● **YOUR OBJECTIVE**
Report how many lines hold the word "that"; give nothing but the number.

● **RECORD SET**
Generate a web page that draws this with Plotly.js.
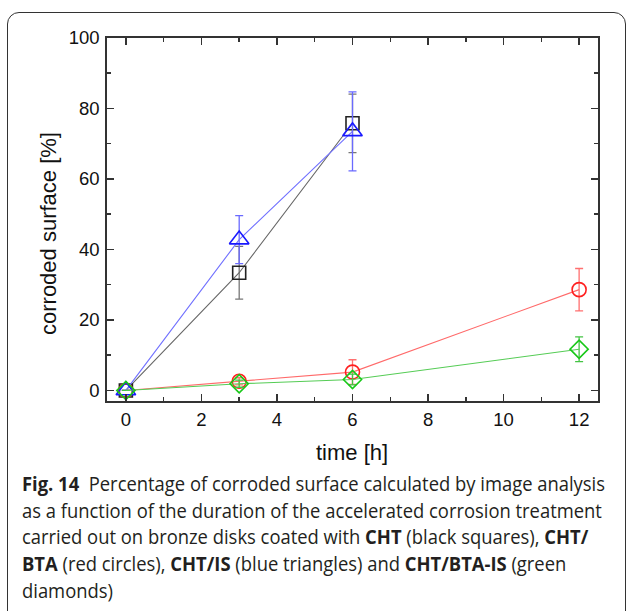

---

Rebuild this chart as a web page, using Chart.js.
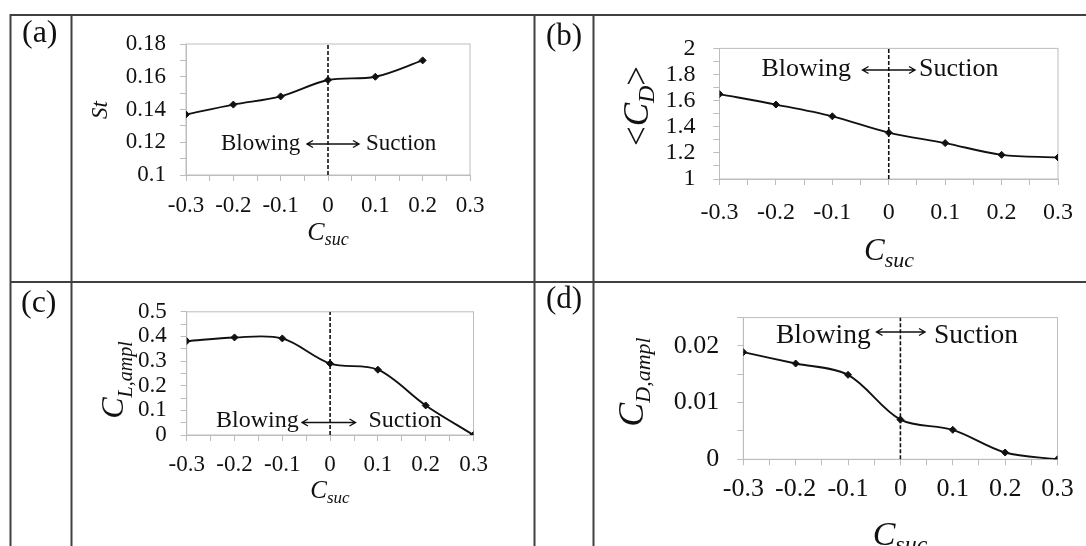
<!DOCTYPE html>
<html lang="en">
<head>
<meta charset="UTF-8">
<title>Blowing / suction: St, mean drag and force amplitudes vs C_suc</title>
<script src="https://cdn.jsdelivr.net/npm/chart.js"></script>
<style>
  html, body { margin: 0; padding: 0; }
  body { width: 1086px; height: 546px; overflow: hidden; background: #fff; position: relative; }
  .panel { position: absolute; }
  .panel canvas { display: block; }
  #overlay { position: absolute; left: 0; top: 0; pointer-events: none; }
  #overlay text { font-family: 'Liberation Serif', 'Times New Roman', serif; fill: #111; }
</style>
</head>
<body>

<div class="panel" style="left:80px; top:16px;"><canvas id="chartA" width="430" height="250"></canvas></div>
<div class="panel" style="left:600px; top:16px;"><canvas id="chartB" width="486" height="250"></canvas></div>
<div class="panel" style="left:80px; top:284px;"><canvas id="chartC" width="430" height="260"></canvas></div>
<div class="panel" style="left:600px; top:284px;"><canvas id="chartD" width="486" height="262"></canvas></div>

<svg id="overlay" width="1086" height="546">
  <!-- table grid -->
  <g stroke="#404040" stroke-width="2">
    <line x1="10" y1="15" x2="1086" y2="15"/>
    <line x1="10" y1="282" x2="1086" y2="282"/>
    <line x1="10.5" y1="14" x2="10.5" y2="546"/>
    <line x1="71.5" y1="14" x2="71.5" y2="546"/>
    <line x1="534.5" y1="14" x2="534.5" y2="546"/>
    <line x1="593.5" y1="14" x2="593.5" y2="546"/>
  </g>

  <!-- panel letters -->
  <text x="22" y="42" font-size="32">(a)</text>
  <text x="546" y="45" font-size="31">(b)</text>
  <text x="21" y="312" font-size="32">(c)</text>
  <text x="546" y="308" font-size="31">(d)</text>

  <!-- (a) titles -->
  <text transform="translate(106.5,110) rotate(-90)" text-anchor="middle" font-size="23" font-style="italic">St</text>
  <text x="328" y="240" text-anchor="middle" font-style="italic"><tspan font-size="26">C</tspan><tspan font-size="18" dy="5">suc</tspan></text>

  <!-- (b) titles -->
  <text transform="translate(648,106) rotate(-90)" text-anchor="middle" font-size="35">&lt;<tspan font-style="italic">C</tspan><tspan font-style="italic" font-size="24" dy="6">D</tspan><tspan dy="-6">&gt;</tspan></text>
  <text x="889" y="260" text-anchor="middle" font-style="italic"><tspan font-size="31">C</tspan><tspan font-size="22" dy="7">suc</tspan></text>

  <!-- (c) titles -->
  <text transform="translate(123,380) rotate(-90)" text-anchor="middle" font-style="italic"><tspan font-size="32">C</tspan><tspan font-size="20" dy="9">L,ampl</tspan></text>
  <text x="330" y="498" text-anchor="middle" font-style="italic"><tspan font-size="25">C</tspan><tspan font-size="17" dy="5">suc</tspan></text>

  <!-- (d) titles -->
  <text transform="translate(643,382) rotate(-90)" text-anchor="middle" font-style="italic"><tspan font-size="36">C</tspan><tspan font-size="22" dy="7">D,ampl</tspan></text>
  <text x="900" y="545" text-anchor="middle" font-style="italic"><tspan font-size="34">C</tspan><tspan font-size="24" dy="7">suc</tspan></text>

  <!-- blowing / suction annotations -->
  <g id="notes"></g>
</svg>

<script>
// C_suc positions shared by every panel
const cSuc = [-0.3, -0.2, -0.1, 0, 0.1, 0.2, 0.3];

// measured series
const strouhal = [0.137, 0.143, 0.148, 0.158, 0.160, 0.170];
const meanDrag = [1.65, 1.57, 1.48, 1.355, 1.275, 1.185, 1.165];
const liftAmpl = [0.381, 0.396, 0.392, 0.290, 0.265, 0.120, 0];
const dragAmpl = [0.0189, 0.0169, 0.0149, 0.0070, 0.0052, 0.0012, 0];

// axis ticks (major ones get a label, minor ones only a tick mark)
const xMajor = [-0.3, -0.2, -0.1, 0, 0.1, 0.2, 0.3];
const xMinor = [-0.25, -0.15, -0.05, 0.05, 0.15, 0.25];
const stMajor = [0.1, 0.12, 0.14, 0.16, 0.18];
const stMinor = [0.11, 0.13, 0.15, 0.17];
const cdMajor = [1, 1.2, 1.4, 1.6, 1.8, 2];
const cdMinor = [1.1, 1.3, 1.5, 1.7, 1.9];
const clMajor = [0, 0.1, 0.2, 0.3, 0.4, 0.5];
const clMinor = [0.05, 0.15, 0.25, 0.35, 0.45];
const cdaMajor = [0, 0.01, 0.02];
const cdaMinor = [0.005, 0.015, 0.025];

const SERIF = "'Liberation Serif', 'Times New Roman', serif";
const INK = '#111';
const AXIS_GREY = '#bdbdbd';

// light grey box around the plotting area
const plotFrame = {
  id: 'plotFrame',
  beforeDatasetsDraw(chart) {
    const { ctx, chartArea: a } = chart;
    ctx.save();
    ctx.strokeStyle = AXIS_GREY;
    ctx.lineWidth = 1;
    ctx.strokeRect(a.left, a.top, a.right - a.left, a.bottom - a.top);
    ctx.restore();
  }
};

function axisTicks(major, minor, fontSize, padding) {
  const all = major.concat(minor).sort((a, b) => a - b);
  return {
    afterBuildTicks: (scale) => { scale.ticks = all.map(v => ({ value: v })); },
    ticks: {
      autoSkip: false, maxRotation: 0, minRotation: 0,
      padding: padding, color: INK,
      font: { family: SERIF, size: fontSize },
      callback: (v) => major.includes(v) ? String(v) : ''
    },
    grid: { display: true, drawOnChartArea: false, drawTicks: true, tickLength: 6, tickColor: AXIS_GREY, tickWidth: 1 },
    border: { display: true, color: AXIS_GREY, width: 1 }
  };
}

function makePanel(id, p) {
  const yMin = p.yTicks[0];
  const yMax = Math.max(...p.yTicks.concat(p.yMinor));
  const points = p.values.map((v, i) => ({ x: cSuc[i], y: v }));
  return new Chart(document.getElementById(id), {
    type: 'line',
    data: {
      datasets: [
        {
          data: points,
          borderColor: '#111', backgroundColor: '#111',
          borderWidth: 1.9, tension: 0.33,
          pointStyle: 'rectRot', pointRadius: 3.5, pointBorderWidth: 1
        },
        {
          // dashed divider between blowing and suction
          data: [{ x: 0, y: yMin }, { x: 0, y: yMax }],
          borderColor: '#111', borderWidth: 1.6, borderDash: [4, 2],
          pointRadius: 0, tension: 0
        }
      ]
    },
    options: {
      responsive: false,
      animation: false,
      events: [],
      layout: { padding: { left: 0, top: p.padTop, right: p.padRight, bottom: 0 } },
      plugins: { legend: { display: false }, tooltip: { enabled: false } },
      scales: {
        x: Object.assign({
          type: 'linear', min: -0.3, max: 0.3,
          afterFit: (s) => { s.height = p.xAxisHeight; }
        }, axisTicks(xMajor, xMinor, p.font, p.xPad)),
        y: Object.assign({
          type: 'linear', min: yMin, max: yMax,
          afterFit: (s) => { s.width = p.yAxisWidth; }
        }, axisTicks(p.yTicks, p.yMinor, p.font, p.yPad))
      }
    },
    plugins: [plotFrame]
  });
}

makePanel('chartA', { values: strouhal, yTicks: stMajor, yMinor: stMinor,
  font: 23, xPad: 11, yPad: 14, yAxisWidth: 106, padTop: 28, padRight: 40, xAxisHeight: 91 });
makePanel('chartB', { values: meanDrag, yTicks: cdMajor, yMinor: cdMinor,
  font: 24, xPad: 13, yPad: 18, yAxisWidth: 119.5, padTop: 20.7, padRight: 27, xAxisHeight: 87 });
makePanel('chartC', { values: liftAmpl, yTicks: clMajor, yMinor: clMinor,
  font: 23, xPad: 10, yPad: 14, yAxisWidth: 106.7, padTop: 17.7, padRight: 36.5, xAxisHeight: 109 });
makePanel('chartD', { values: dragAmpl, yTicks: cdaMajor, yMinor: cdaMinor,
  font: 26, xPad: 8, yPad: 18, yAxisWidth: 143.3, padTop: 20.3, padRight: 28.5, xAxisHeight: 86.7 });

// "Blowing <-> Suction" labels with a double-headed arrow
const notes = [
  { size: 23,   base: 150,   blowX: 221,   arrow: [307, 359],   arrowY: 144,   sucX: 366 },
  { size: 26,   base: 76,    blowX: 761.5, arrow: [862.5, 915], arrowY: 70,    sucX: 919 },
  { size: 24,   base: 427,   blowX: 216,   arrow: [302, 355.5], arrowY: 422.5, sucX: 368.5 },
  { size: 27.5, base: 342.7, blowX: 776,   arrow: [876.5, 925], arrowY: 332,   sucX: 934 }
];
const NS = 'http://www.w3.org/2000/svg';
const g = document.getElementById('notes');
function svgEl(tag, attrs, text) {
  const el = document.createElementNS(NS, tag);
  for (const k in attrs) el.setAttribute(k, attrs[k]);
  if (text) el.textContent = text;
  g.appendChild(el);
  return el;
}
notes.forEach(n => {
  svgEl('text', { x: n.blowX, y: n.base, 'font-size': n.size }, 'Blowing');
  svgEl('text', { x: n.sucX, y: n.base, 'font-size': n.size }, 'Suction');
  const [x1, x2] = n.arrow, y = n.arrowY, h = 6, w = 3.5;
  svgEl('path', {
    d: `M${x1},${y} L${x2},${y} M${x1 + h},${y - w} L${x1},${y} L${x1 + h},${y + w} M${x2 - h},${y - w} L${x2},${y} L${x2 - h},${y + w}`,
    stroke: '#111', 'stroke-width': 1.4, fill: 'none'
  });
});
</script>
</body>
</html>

* * *

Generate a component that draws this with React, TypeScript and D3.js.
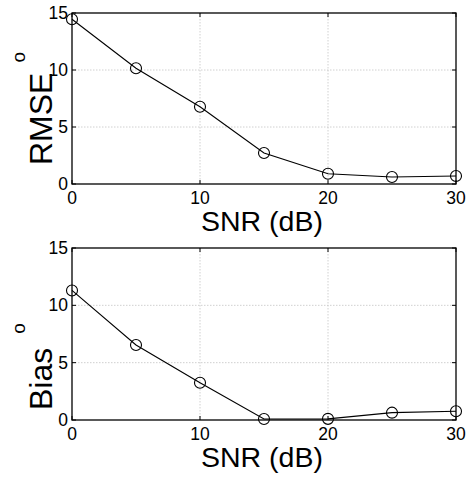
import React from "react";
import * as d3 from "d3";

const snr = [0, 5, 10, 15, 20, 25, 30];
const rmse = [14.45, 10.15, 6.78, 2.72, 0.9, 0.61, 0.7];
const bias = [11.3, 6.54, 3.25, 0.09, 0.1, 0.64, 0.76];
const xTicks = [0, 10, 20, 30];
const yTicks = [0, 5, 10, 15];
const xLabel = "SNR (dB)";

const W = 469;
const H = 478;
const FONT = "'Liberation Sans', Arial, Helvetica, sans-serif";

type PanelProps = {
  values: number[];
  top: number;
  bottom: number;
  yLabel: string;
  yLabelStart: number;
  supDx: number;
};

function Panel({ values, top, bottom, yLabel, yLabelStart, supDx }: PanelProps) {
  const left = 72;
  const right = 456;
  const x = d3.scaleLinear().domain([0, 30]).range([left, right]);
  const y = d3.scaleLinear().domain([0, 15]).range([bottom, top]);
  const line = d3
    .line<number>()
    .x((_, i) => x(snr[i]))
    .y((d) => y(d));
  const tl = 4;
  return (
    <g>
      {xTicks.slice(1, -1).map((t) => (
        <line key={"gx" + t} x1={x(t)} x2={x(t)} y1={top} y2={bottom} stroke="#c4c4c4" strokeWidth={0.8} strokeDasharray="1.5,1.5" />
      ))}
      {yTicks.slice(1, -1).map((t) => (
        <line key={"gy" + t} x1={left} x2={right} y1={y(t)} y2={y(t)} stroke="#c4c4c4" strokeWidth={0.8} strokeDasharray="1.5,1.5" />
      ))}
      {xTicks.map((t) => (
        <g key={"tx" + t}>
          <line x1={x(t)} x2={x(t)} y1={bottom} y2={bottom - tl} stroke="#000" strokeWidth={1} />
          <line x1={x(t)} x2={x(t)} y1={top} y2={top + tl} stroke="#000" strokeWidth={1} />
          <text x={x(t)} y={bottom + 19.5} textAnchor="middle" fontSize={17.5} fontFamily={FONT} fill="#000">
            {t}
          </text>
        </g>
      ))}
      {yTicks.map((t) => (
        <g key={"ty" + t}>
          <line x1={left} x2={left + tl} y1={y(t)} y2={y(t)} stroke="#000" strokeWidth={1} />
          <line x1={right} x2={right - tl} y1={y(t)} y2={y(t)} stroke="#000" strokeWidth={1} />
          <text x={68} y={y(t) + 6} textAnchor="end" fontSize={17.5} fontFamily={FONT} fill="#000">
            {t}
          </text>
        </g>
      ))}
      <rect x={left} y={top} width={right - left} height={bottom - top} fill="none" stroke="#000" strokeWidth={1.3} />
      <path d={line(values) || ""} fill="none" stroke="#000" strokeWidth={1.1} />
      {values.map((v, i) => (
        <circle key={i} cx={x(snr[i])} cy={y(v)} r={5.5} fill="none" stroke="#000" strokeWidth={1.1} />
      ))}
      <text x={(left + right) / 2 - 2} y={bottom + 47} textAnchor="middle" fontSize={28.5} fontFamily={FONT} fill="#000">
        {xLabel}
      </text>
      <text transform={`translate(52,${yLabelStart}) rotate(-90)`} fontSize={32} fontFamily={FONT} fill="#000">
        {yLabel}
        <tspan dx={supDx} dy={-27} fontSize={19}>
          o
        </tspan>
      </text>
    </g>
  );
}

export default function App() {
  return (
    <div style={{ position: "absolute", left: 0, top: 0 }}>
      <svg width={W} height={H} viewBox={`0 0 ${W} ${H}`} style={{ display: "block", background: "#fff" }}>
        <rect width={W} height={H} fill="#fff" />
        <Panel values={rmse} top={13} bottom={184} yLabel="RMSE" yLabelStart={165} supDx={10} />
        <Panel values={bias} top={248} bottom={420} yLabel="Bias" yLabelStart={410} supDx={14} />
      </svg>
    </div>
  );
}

● **WRITTEN SOLUTION**
2